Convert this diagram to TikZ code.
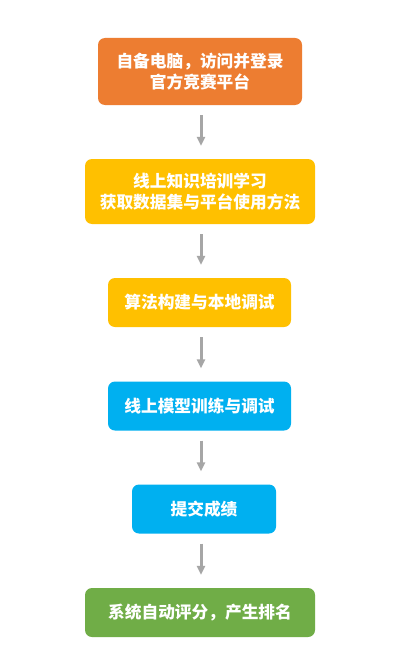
\documentclass[tikz,border=0pt]{standalone}
\usepackage{fontspec}
\setmainfont{Noto Sans CJK SC}
\usepackage{xcolor}
\definecolor{steporange}{HTML}{ED7D31}
\definecolor{stepyellow}{HTML}{FFC000}
\definecolor{stepblue}{HTML}{00B0F0}
\definecolor{stepgreen}{HTML}{70AD47}
\definecolor{arrowgray}{HTML}{A6A6A6}
\usetikzlibrary{arrows.meta}
\tikzset{
  every node/.style={font=\fontsize{16.7bp}{20.5bp}\selectfont\bfseries},
  stepbox/.style={
    rectangle, rounded corners=7bp, draw=none, text=white,
    minimum height=49bp, align=center, inner sep=0pt
  },
  flowarrow/.style={
    -{Triangle[length=9bp, width=8bp]}, arrowgray, line width=3bp,
    shorten <=10bp, shorten >=13bp
  }
}

\begin{document}
\begin{tikzpicture}[x=1bp, y=-1bp]

% ── page frame ──────────────────────────────────────────────────────────────
\useasboundingbox[fill=white] (0,0) rectangle (412,668);

% ── steps, top to bottom ────────────────────────────────────────────────────
\node[stepbox, fill=steporange, minimum width=204bp, minimum height=67bp]
  (login) at (200, 71.5) {自备电脑，访问并登录\\官方竞赛平台};
\node[stepbox, fill=stepyellow, minimum width=230bp, minimum height=65bp]
  (train) at (200, 191.5) {线上知识培训学习\\获取数据集与平台使用方法};
\node[stepbox, fill=stepyellow, minimum width=183bp]
  (build) at (199.5, 302.5) {算法构建与本地调试};
\node[stepbox, fill=stepblue, minimum width=183bp]
  (tune) at (199.5, 406) {线上模型训练与调试};
\node[stepbox, fill=stepblue, minimum width=144bp]
  (submit) at (204, 509) {提交成绩};
\node[stepbox, fill=stepgreen, minimum width=230bp]
  (rank) at (200, 612.5) {系统自动评分，产生排名};

% ── connectors ──────────────────────────────────────────────────────────────
\draw[flowarrow] (login.south -| 201,0) -- (train.north -| 201,0);
\draw[flowarrow] (train.south -| 201,0) -- (build.north -| 201,0);
\draw[flowarrow] (build.south -| 201,0) -- (tune.north -| 201,0);
\draw[flowarrow] (tune.south -| 201,0) -- (submit.north -| 201,0);
\draw[flowarrow] (submit.south -| 201,0) -- (rank.north -| 201,0);

\end{tikzpicture}
\end{document}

# [SHORT PROBLEM]
Repeat the material above in full and exactly, apart from the pictures.

# [WRITTEN SOLUTION]
Convert this diagram to TikZ code.
\documentclass[tikz,border=0pt]{standalone}
\usepackage{fontspec}
\setmainfont{Noto Sans CJK SC}
\usepackage{xcolor}
\definecolor{steporange}{HTML}{ED7D31}
\definecolor{stepyellow}{HTML}{FFC000}
\definecolor{stepblue}{HTML}{00B0F0}
\definecolor{stepgreen}{HTML}{70AD47}
\definecolor{arrowgray}{HTML}{A6A6A6}
\usetikzlibrary{arrows.meta}
\tikzset{
  every node/.style={font=\fontsize{16.7bp}{20.5bp}\selectfont\bfseries},
  stepbox/.style={
    rectangle, rounded corners=7bp, draw=none, text=white,
    minimum height=49bp, align=center, inner sep=0pt
  },
  flowarrow/.style={
    -{Triangle[length=9bp, width=8bp]}, arrowgray, line width=3bp,
    shorten <=10bp, shorten >=13bp
  }
}

\begin{document}
\begin{tikzpicture}[x=1bp, y=-1bp]

% ── page frame ──────────────────────────────────────────────────────────────
\useasboundingbox[fill=white] (0,0) rectangle (412,668);

% ── steps, top to bottom ────────────────────────────────────────────────────
\node[stepbox, fill=steporange, minimum width=204bp, minimum height=67bp]
  (login) at (200, 71.5) {自备电脑，访问并登录\\官方竞赛平台};
\node[stepbox, fill=stepyellow, minimum width=230bp, minimum height=65bp]
  (train) at (200, 191.5) {线上知识培训学习\\获取数据集与平台使用方法};
\node[stepbox, fill=stepyellow, minimum width=183bp]
  (build) at (199.5, 302.5) {算法构建与本地调试};
\node[stepbox, fill=stepblue, minimum width=183bp]
  (tune) at (199.5, 406) {线上模型训练与调试};
\node[stepbox, fill=stepblue, minimum width=144bp]
  (submit) at (204, 509) {提交成绩};
\node[stepbox, fill=stepgreen, minimum width=230bp]
  (rank) at (200, 612.5) {系统自动评分，产生排名};

% ── connectors ──────────────────────────────────────────────────────────────
\draw[flowarrow] (login.south -| 201,0) -- (train.north -| 201,0);
\draw[flowarrow] (train.south -| 201,0) -- (build.north -| 201,0);
\draw[flowarrow] (build.south -| 201,0) -- (tune.north -| 201,0);
\draw[flowarrow] (tune.south -| 201,0) -- (submit.north -| 201,0);
\draw[flowarrow] (submit.south -| 201,0) -- (rank.north -| 201,0);

\end{tikzpicture}
\end{document}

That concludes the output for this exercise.